Posted by on Thursday, July 5, 2012 in Research News, Summer 2012.

Children learn more from television viewing when parents participate than they would during book reading, new research from Peabody finds. In a first-of-its-kind study, children showed significant gains in vocabulary and comprehension when parents asked them questions about the content, rather than simply parking them in front of the screen.

“There is a lot of controversy over whether small children will learn from videos,” said Gabrielle Strouse, Peabody researcher. “Parents are naturally stopping and talking with their children about storybooks, but they aren’t doing that with videos.

“What if we did the same thing with video–then would children learn from them?”

With this question in mind, she predicted parent mediation during television watching could enhance learning because the dialogue would increase the effort children put into understanding the program. Further, parents could help them interpret the information viewed and offer feedback on the content.

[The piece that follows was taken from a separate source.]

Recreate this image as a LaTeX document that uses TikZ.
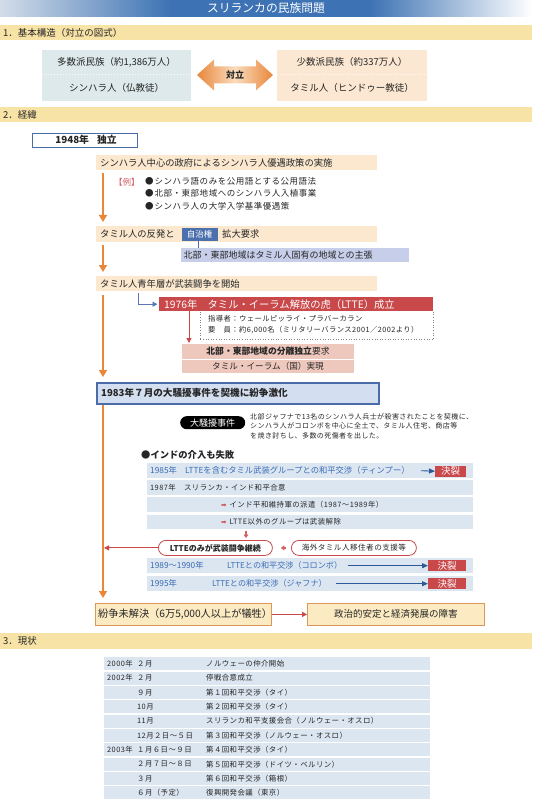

To test the hypothesis, 81 parents of 3-year-olds were provided DVDs of children’s stories to watch over four weeks. Children were pre- and post-tested on vocabulary words from the stories and completed a post-test on story comprehension.

The families were assigned to one of four conditions: dialogic questioning, directed attention, regular video and dialogic actress.

In dialogic questioning, parents were trained to use the dialogic reading method while watching videos. The dialogic reading method prompts the child to become an active participant in telling the story, rather than just the reader’s audience.

Those using directed attention watched video stories with their child and commented on the content but did not ask questions. Those in the regular video group showed the videos to their children as usual, which often meant little or no interaction. Those using dialogic actress showed their children videos that had an actress asking dialogic-style questions.

Children in the dialogic questioning group scored significantly higher than the other groups on the post-tests of vocabulary and comprehension. The directed attention and regular video groups performed lowest on the tests, with scores from the dialogic actress group falling in the middle.

Strouse says the higher vocabulary and comprehension scores of children in the dialogic questioning group indicate that parent-led discussion enhances children’s learning from video stories. 

Strouse conducted her research under the direction of Associate Professor of Psychology Georgene Troseth, who says the study shows videos can be useful—but beware. Television is no substitute for mom and dad, her previous research finds.

“When kids are very small, especially babies, toddlers and those first preschool years, it isn’t natural and easy for them to learn from videos, so they’re going to learn a lot more if you are there helping them, just like you would help them with a book,” Troseth said. “Don’t give them a steady diet of flopping in front of the television and thinking that is going to somehow educate them.”

Troseth says Strouse’s latest research is exciting news for parents because it offers them techniques for making tube time more educational. 

Strouse developed a video to demonstrate how parents can ask questions for best learning but says any parent can practice the techniques.

“It is really sitting with your child, talking with your child and getting them involved telling parts of the story,” she said.